FedNow Can Transform Instant Payments At Scale—If U.S. Institutions Get It Right

U.S. consumers are not strangers to instant payments. After all, the current players in this space including  Zelle, The Clearing House’s RTP network, Visa Direct, Mastercard SendTM, Venmo, Paypal and Square process more than $900 billion in annual real-time transaction volume. 

Still, these transactions are facilitated through third parties (separate from the consumer’s main banking provider) and lack the direct security and compliance oversight that holds federally-regulated banks to a higher standard than fintechs and other financial service providers. The emergence of FedNow changes this by providing an opportunity for all U.S. banks to offer real-time payments directly to their customers through a central, regulated system. 

The challenge, however, is getting consumers to transition away from the services they’ve become accustomed to in order for FedNow to see the same level of adoption as these other services. And because integrating with FedNow means that banks have to offer instant payments themselves, rather than handing them off to a third party, many are facing various technological challenges in building new capabilities on top of their internal legacy systems.  

In Europe—where offering instant payments is now federally-mandated practice for all banks and financial institutions—organizations are finding that digital, cloud-based infrastructures offer them the flexibility that they need to make instant payments part of their core offerings.

Compared to legacy systems that require routine downtime and manual oversight, these modern architectures provide autonomous, around-the-clock services that enable consumers and businesses to transact in real-time at any time, from anywhere. They’re also highly scalable, which means that organizations can easily accommodate more and more transaction volume through SEPA, FedNow, or any other service as they increase in adoption.

U.S. banks and financial institutions will need to undergo these same transformations as they work to adjust to evolving regulations—and ultimately, outpace the instant payments offerings of other banks, as well as their non-bank competitors.

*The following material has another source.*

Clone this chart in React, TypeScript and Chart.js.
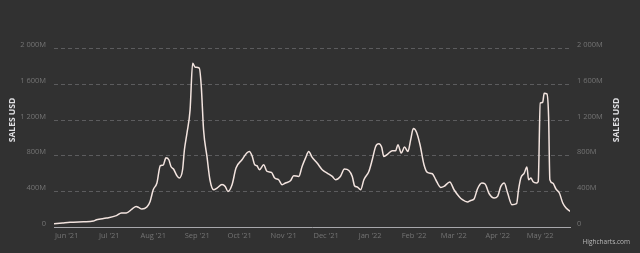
import React, { useEffect, useRef } from 'react';
import { Chart, registerables } from 'chart.js';

Chart.register(...registerables);

// Day index 0 = 23 May 2021
const monthTickDays = [9, 39, 70, 101, 131, 162, 192, 223, 254, 282, 313, 343];
const monthLabels = ["Jun '21", "Jul '21", "Aug '21", "Sep '21", "Oct '21", "Nov '21", "Dec '21", "Jan '22", "Feb '22", "Mar '22", "Apr '22", "May '22"];
const yTickValues = [0, 400, 800, 1200, 1600, 2000];
const yTickLabels = ['0', '400M', '800M', '1 200M', '1 600M', '2 000M'];

const sampleDays = [
  0, 6, 11.3, 20.7, 27.8, 30, 37, 44, 47.5, 51, 55, 58, 59.6, 62, 65.5, 67.8, 70, 72.6, 75, 77,
  79, 81, 82.5, 84.3, 86.7, 88.3, 90.7, 92, 93.8, 96, 97.8, 99.6, 102.5, 103.9, 105.5, 107.9, 110, 112.6, 115, 118.5,
  120.8, 122.7, 125.6, 128.4, 132.6, 136, 137.8, 139.7, 141.6, 143.2, 144.9, 147.9, 150.3, 153.4, 155.7, 158.5, 160.9, 163.3, 166.8, 169.1,
  172.7, 175, 177.4, 179.7, 182, 185.6, 189.2, 192.7, 196.3, 198.6, 202, 204.9, 208, 210.4, 212, 213.9, 216.3, 218.6, 222.1, 224.5,
  226.9, 229.2, 231.1, 232.7, 235.6, 238.6, 241, 242.6, 245, 247.3, 249.7, 251.6, 253.5, 255.8, 258.2, 261, 263.4, 266.9, 269.3, 272.8,
  275.1, 279.2, 282.2, 285.7, 288.1, 291.7, 294, 296.3, 298.7, 301.8, 304.1, 307, 310.5, 312.9, 315.2, 317.6, 320, 323, 326.3, 327.7,
  329.3, 331.7, 333.6, 334.8, 336.4, 338, 340.4, 341.6, 343, 344.7, 345.8, 347.7, 348.9, 349.8, 351.8, 354.1, 356.5, 358.9, 361.3, 364.1,
];
const salesMillions = [
  37, 45, 52, 59, 67, 82, 100, 127, 157, 157, 201, 231, 220, 201, 224, 287, 418, 493, 687, 694,
  776, 754, 679, 650, 575, 549, 642, 866, 1053, 1314, 1837, 1792, 1781, 1575, 1090, 791, 530, 418, 437, 477,
  455, 399, 474, 661, 754, 829, 847, 799, 698, 687, 642, 698, 623, 612, 549, 530, 474, 493, 519, 575,
  567, 679, 773, 847, 784, 717, 642, 605, 567, 530, 567, 650, 634, 567, 463, 448, 418, 530, 623, 754,
  903, 933, 896, 791, 821, 855, 855, 922, 829, 896, 847, 978, 1104, 1060, 922, 698, 612, 597, 530, 444,
  455, 504, 418, 343, 306, 280, 298, 314, 426, 493, 482, 373, 325, 343, 455, 493, 381, 250, 261, 418,
  549, 605, 672, 530, 549, 507, 493, 511, 1389, 1396, 1501, 1493, 1239, 530, 493, 426, 381, 269, 213, 175,
];

const FONT = '"Open Sans", "DejaVu Sans", sans-serif';

const decorPlugin = {
  id: 'decor',
  afterDraw(chart: any) {
    const ctx = chart.ctx;
    const { top, bottom } = chart.chartArea;
    const cy = (top + bottom) / 2;
    ctx.save();
    ctx.font = `bold 8.5px ${FONT}`;
    ctx.fillStyle = '#e0e0e3';
    ctx.textAlign = 'center';
    ctx.textBaseline = 'middle';
    [13, 617].forEach((x) => {
      ctx.save();
      ctx.translate(x, cy);
      ctx.rotate(-Math.PI / 2);
      ctx.fillText('SALES USD', 0, 0);
      ctx.restore();
    });
    ctx.font = `6.5px ${FONT}`;
    ctx.fillStyle = '#b8b8b8';
    ctx.textAlign = 'right';
    ctx.fillText('Highcharts.com', 630, 242);
    ctx.restore();
  },
};

export default function App() {
  const ref = useRef<HTMLCanvasElement | null>(null);

  useEffect(() => {
    if (!ref.current) return;
    const points = sampleDays.map((d, i) => ({ x: d, y: salesMillions[i] }));
    const setY = (scale: any) => {
      scale.ticks = yTickValues.map((v) => ({ value: v }));
    };
    const yTickCb = (value: any) => {
      const idx = yTickValues.indexOf(Number(value));
      return idx >= 0 ? yTickLabels[idx] : '';
    };
    const chart = new Chart(ref.current, {
      type: 'line',
      data: {
        datasets: [
          {
            label: 'Sales USD',
            data: points,
            borderColor: '#f3e4df',
            borderWidth: 1.5,
            pointRadius: 0,
            fill: false,
            cubicInterpolationMode: 'monotone',
            yAxisID: 'y',
          },
        ],
      },
      options: {
        animation: false,
        responsive: false,
        devicePixelRatio: 1,
        layout: { padding: { top: 13, left: 0, right: 0, bottom: 0 } },
        plugins: { legend: { display: false }, tooltip: { enabled: false } },
        scales: {
          x: {
            type: 'linear',
            min: 0,
            max: 364,
            afterBuildTicks: (scale: any) => {
              scale.ticks = monthTickDays.map((v) => ({ value: v }));
            },
            afterFit: (scale: any) => {
              scale.height = 26;
            },
            ticks: {
              autoSkip: false,
              maxRotation: 0,
              padding: 4,
              color: '#747474',
              font: { family: FONT, size: 7.5 },
              callback: (value: any) => {
                const idx = monthTickDays.indexOf(Number(value));
                return idx >= 0 ? monthLabels[idx] : '';
              },
            },
            grid: { display: false, drawTicks: false },
            border: { display: true, color: '#a8a8ac', width: 1 },
          },
          y: {
            position: 'left',
            min: 0,
            max: 2400,
            afterBuildTicks: setY,
            afterFit: (scale: any) => {
              scale.width = 54;
            },
            ticks: {
              padding: 8,
              labelOffset: -3.5,
              color: '#747474',
              font: { family: FONT, size: 7.5 },
              callback: yTickCb,
            },
            grid: { color: '#5c5c5e', lineWidth: 1, drawTicks: false },
            border: { display: false, dash: [4, 3] },
          },
          y2: {
            position: 'right',
            min: 0,
            max: 2400,
            afterBuildTicks: setY,
            afterFit: (scale: any) => {
              scale.width = 70;
            },
            ticks: {
              padding: 7,
              labelOffset: -3.5,
              color: '#747474',
              font: { family: FONT, size: 7.5 },
              callback: yTickCb,
            },
            grid: { display: false, drawTicks: false },
            border: { display: false },
          },
        },
      } as any,
      plugins: [decorPlugin],
    });
    return () => chart.destroy();
  }, []);

  return (
    <div style={{ position: 'fixed', left: 0, top: 0, width: 640, height: 253, background: '#313131' }}>
      <canvas ref={ref} width={640} height={253} style={{ display: 'block', width: 640, height: 253 }} />
    </div>
  );
}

Businesses and Banks Alike 

The ability to transfer funds directly from one account to another through pay-by-bank is another payment option that’s seeing far less adoption in the U.S. than overseas. European financial service provider Klarna, for example, recently launched a new pay-by-bank feature that enables consumers to bypass card networks and pay directly from their bank account with the click of a button.

One of the main reasons for the quieter landscape in the U.S. is the lack of standardized open banking frameworks that has made it difficult to share data and account information between institutions, and then enable quicker and more effective payments directly from bank accounts. 

Once these systems are in place, banks and financial institutions will be able to demonstrate to their customers how pay-by-bank presents a more attractive offering than other payment methods for consumers and businesses alike, thanks to its ability to eliminate card processing fees and lengthy transaction approvals. 

From there, they can leverage open banking to streamline processes and make pay-by-bank a secure, and compliant offering that customers can leverage for their everyday expenses, bill pay and more. 

Taking a look at the experiences of banks and financial institutions in Europe and other global markets can offer U.S. organizations tangible evidence of the financial capabilities that are on the horizon 

Making internal preparations to capitalize on the latest open banking, instant payments and pay-by-bank capabilities isn’t just a matter of staying ahead of trends—but protecting financial institutions’ overarching market share, reputation and compliance standing.